May 7 (Reuters) – U.S. President Donald Trump’s executive order in January to impose a fuel blockade on Cuba amounts to “energy starvation” with grave consequences for the Caribbean island nation’s development and human rights, U.N. experts said on Thursday.
Washington, which has imposed an embargo on the communist-run island since 1960, intensified measures this year by threatening tariffs on countries supplying it with oil and repeatedly suggesting it could take military action against Cuba.
Only Russia has continued to send shipments to Cuba, whose power grid is heavily reliant on imported fuel.
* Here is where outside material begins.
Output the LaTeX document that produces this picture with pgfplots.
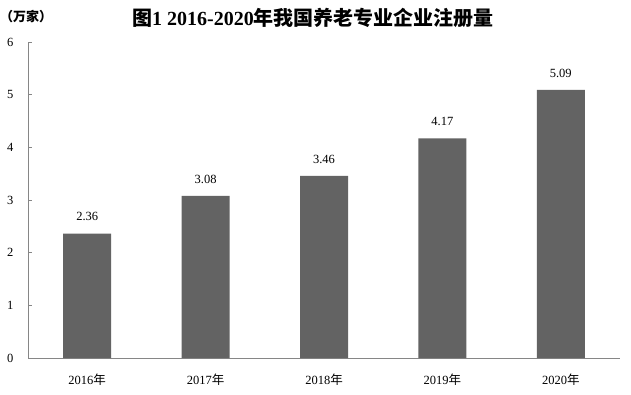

The blockade has forced the government to further ration key services, while some business and homes have turned to alternatives such as solar power.
“This measure has sharply worsened fuel shortages across the island, pushing essential services to the brink,” said a group of independent experts appointed by the U.N. Human Rights Council in a statement.
“While the order references human rights concerns within Cuba, it fails to consider how the measure itself — a unilateral coercive measure — directly harms the enjoyment of human rights of the Cuban people.”
Separately on Thursday, the U.S. imposed financial sanctions on a sprawling business conglomerate run by Cuba’s military and a Cuban-Canadian mining joint venture.
Last week, Trump signed another executive order broadening U.S. sanctions against people, entities and affiliates that support the Cuban government’s security apparatus.